*** Dataset excerpt ***

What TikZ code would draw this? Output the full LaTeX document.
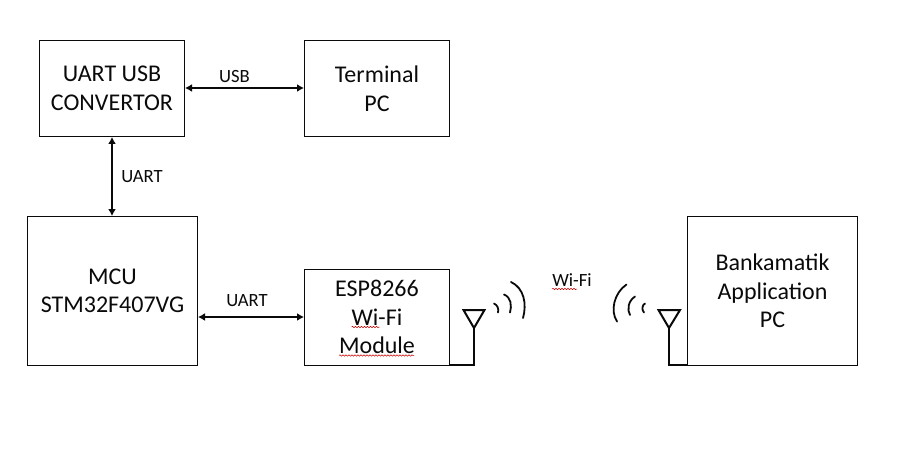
\documentclass[tikz,border=0pt]{standalone}
\usepackage{fontspec}
\setmainfont{Carlito}
\usetikzlibrary{arrows.meta,decorations.pathmorphing}
\definecolor{ink}{HTML}{0A0A0A}
\tikzset{
  blockbox/.style={draw=ink,line width=1pt,inner sep=0pt,align=center,font=\fontsize{24}{28.6}\selectfont,text=ink},
  linklabel/.style={inner sep=0pt,font=\fontsize{18.67}{22}\selectfont,text=ink},
  link/.style={draw=ink,line width=2pt,{Latex[length=7pt,width=8pt]}-{Latex[length=7pt,width=8pt]}},
  aerial/.style={draw=ink,line width=2pt,line join=miter},
  aerialbase/.style={draw=ink,line width=2.6pt,line cap=butt},
  wave/.style={draw=ink,line width=1.8pt,line cap=round},
  squiggle/.style={draw=red!80!black,line width=0.5pt,decorate,decoration={snake,amplitude=0.7pt,segment length=3pt}}
}
\begin{document}
\begin{tikzpicture}[x=1pt,y=-1pt]
\useasboundingbox (0,0) rectangle (915,449);
\fill[white] (0,0) rectangle (915,449);
\node[blockbox,minimum width=145pt,minimum height=96pt] (conv) at (112,88.5) {UART USB\\CONVERTOR};
\node[blockbox,minimum width=145pt,minimum height=96pt] (term) at (377,88.5) {Terminal\\PC};
\node[blockbox,minimum width=170pt,minimum height=148.5pt] (mcu) at (112.5,290.75) {MCU\\STM32F407VG};
\node[blockbox,minimum width=145pt,minimum height=95.5pt] (esp) at (377,317.25) {ESP8266\\Wi-Fi\\Module};
\node[blockbox,minimum width=170pt,minimum height=148.5pt] (bank) at (772.5,290.75) {Bankamatik\\Application\\PC};
\draw[link] ([yshift=.5pt]conv.east) -- ([yshift=.5pt]term.west);
\draw[link] (conv.south) -- (conv.south |- mcu.north);
\draw[link] ([yshift=.25pt]mcu.east |- esp.west) -- ([yshift=.25pt]esp.west);
\node[linklabel] (lusb) at (234.5,77) {USB};
\node[linklabel] (luart1) at (142,176.8) {UART};
\node[linklabel] (luart2) at (247,300.8) {UART};
\node[linklabel] (lwifi) at (572,280.5) {Wi-Fi};
% left antenna
\coordinate (la) at (474,328);
\coordinate (lb) at (474,365);
\draw[aerialbase] (esp.east |- lb) -- ([xshift=1pt]lb);
\draw[aerial] (lb) -- (la);
\draw[aerial] (la) -- (463.5,310) -- (484.5,310) -- cycle;
% right antenna
\coordinate (ra) at (669,328);
\coordinate (rb) at (669,365);
\draw[aerialbase] (bank.west |- rb) -- ([xshift=-1pt]rb);
\draw[aerial] (rb) -- (ra);
\draw[aerial] (ra) -- (658.5,310) -- (680,310) -- cycle;
% waves left
\draw[wave] (494,303.5) .. controls (497.5,305) and (499,309) .. (498,312.5);
\draw[wave] (504,294.5) .. controls (511,297) and (512,306) .. (510,312.5);
\draw[wave] (511,282) .. controls (524,288) and (527,304) .. (523,318);
% waves right
\draw[wave] (645,303.5) .. controls (642,305) and (641.5,310) .. (644,312.5);
\draw[wave] (635,296.5) .. controls (628,301) and (627,310) .. (630,315);
\draw[wave] (626.5,284.5) .. controls (614,293) and (610,311) .. (617,321.5);
% spelling marks
\draw[squiggle] (552,289) -- (577,289);
\draw[squiggle] (351.5,327) -- (379.5,327);
\draw[squiggle] (339,355.5) -- (414,355.5);
\end{tikzpicture}
\end{document}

***

Omit the pictures and output all of the other material exactly.

What TikZ code would draw this? Output the full LaTeX document.
\documentclass[tikz,border=0pt]{standalone}
\usepackage{fontspec}
\setmainfont{Carlito}
\usetikzlibrary{arrows.meta,decorations.pathmorphing}
\definecolor{ink}{HTML}{0A0A0A}
\tikzset{
  blockbox/.style={draw=ink,line width=1pt,inner sep=0pt,align=center,font=\fontsize{24}{28.6}\selectfont,text=ink},
  linklabel/.style={inner sep=0pt,font=\fontsize{18.67}{22}\selectfont,text=ink},
  link/.style={draw=ink,line width=2pt,{Latex[length=7pt,width=8pt]}-{Latex[length=7pt,width=8pt]}},
  aerial/.style={draw=ink,line width=2pt,line join=miter},
  aerialbase/.style={draw=ink,line width=2.6pt,line cap=butt},
  wave/.style={draw=ink,line width=1.8pt,line cap=round},
  squiggle/.style={draw=red!80!black,line width=0.5pt,decorate,decoration={snake,amplitude=0.7pt,segment length=3pt}}
}
\begin{document}
\begin{tikzpicture}[x=1pt,y=-1pt]
\useasboundingbox (0,0) rectangle (915,449);
\fill[white] (0,0) rectangle (915,449);
\node[blockbox,minimum width=145pt,minimum height=96pt] (conv) at (112,88.5) {UART USB\\CONVERTOR};
\node[blockbox,minimum width=145pt,minimum height=96pt] (term) at (377,88.5) {Terminal\\PC};
\node[blockbox,minimum width=170pt,minimum height=148.5pt] (mcu) at (112.5,290.75) {MCU\\STM32F407VG};
\node[blockbox,minimum width=145pt,minimum height=95.5pt] (esp) at (377,317.25) {ESP8266\\Wi-Fi\\Module};
\node[blockbox,minimum width=170pt,minimum height=148.5pt] (bank) at (772.5,290.75) {Bankamatik\\Application\\PC};
\draw[link] ([yshift=.5pt]conv.east) -- ([yshift=.5pt]term.west);
\draw[link] (conv.south) -- (conv.south |- mcu.north);
\draw[link] ([yshift=.25pt]mcu.east |- esp.west) -- ([yshift=.25pt]esp.west);
\node[linklabel] (lusb) at (234.5,77) {USB};
\node[linklabel] (luart1) at (142,176.8) {UART};
\node[linklabel] (luart2) at (247,300.8) {UART};
\node[linklabel] (lwifi) at (572,280.5) {Wi-Fi};
% left antenna
\coordinate (la) at (474,328);
\coordinate (lb) at (474,365);
\draw[aerialbase] (esp.east |- lb) -- ([xshift=1pt]lb);
\draw[aerial] (lb) -- (la);
\draw[aerial] (la) -- (463.5,310) -- (484.5,310) -- cycle;
% right antenna
\coordinate (ra) at (669,328);
\coordinate (rb) at (669,365);
\draw[aerialbase] (bank.west |- rb) -- ([xshift=-1pt]rb);
\draw[aerial] (rb) -- (ra);
\draw[aerial] (ra) -- (658.5,310) -- (680,310) -- cycle;
% waves left
\draw[wave] (494,303.5) .. controls (497.5,305) and (499,309) .. (498,312.5);
\draw[wave] (504,294.5) .. controls (511,297) and (512,306) .. (510,312.5);
\draw[wave] (511,282) .. controls (524,288) and (527,304) .. (523,318);
% waves right
\draw[wave] (645,303.5) .. controls (642,305) and (641.5,310) .. (644,312.5);
\draw[wave] (635,296.5) .. controls (628,301) and (627,310) .. (630,315);
\draw[wave] (626.5,284.5) .. controls (614,293) and (610,311) .. (617,321.5);
% spelling marks
\draw[squiggle] (552,289) -- (577,289);
\draw[squiggle] (351.5,327) -- (379.5,327);
\draw[squiggle] (339,355.5) -- (414,355.5);
\end{tikzpicture}
\end{document}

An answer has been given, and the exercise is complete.